Les peines encourues sont dissuasives : jusqu'à dix ans de prison ferme, 1 million d'euros d'amende, inéligibilité et remboursement intégral des sommes. Pour Letchimy, une condamnation pourrait signifier la fin de sa carrière et un vide à la tête de la CTM. Pour Laguerre et Pacquit, c'est la perte immédiate de leurs mandats municipaux qui plane.

un séisme politique en Martinique

En Martinique, l'affaire fait l'effet d'une bombe. Les réseaux sociaux bruissent de commentaires acerbes, avec des hashtags comme #SaKiFetFetMatnik (en créole martiniquais : "Ce qui est fait est fait").
Des médias locaux comme RCI et France Antilles couvrent l'événement au jour le jour, tandis que des sites satiriques comme Bondamanjak ironisent sur un "procès de gala sans assiettes en plastique".
L'opposition, emmenée par des figures indépendantistes, y voit une opportunité de dénoncer un "système PPM pourri". Ce timing est explosif : à six mois des municipales de 2026, ce procès pourrait affaiblir durablement le PPM, déjà ébranlé par la défaite de Letchimy aux régionales. "C'est un séisme pour le parti", analyse un observateur politique cité par Opinion Internationale. Letchimy, qui travaille activement aux réformes institutionnelles de la Martinique, risque l'inéligibilité, laissant un territoire en pleine mutation sans son leader incontesté.
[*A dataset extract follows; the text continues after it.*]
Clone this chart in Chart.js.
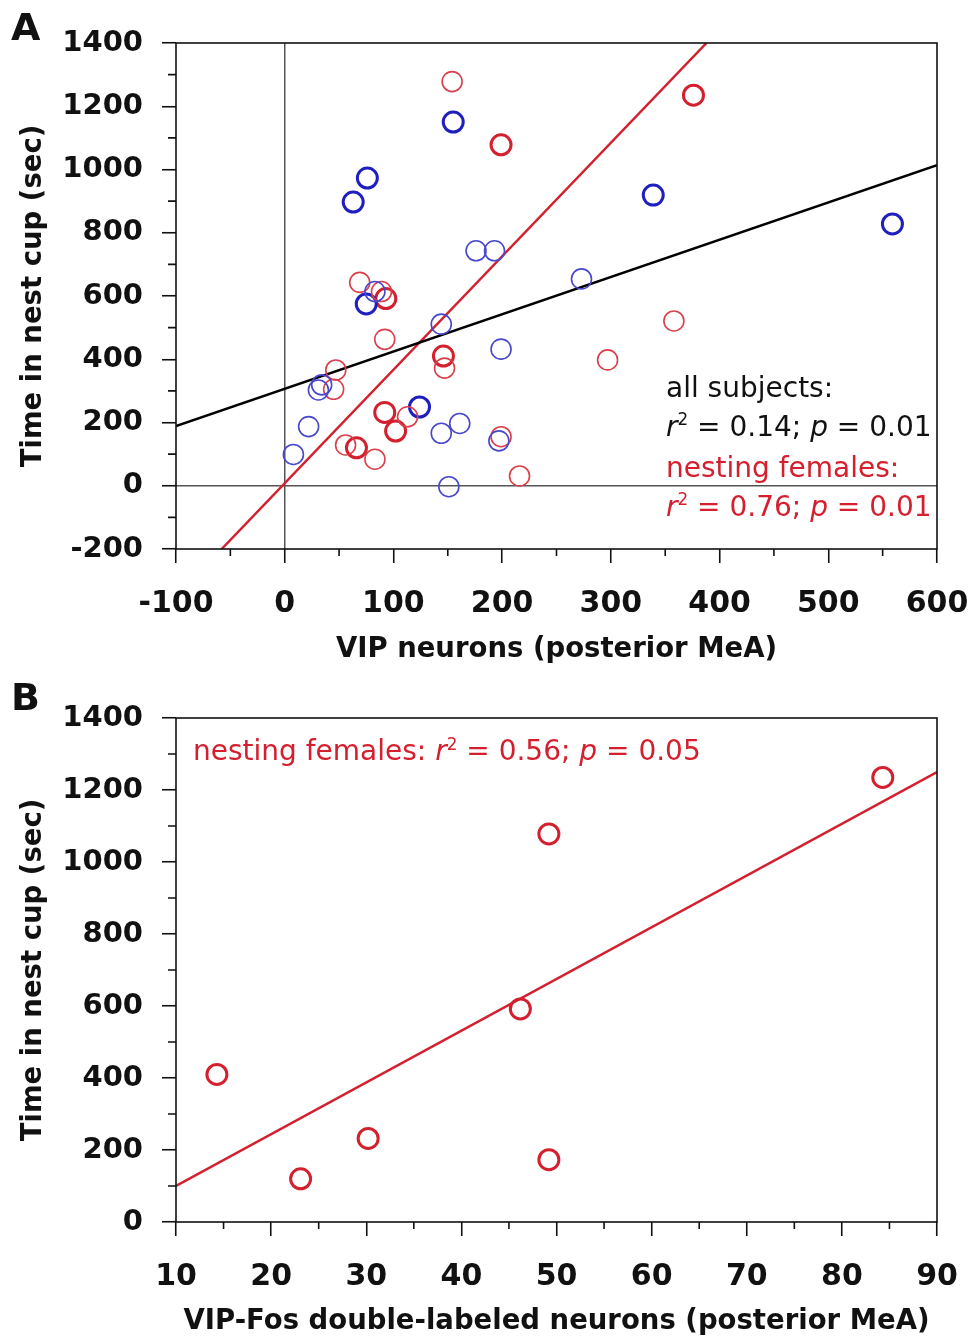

Un verdict qui pourrait tout changer

Les audiences se poursuivront les 19 et 20 novembre, avec des témoignages attendus des services de l'État et des experts comptables. Le verdict, qui pourrait tomber dans les semaines suivantes, sera scruté de près outre-mer. Au-delà des sanctions pénales, c'est la confiance dans les institutions locales qui est en jeu. Pour Serge Letchimy et Didier Laguerre, ce passage devant la justice n'est pas seulement un chapitre personnel : c'est un moment charnière pour la gouvernance martiniquaise, où la transparence et la légalité doivent primer sur les réseaux d'influence.

En attendant, la Martinique retient son souffle. Sa ki fèt fèt, mais l'avenir dira si ce "fait accompli" pèsera sur les urnes de demain.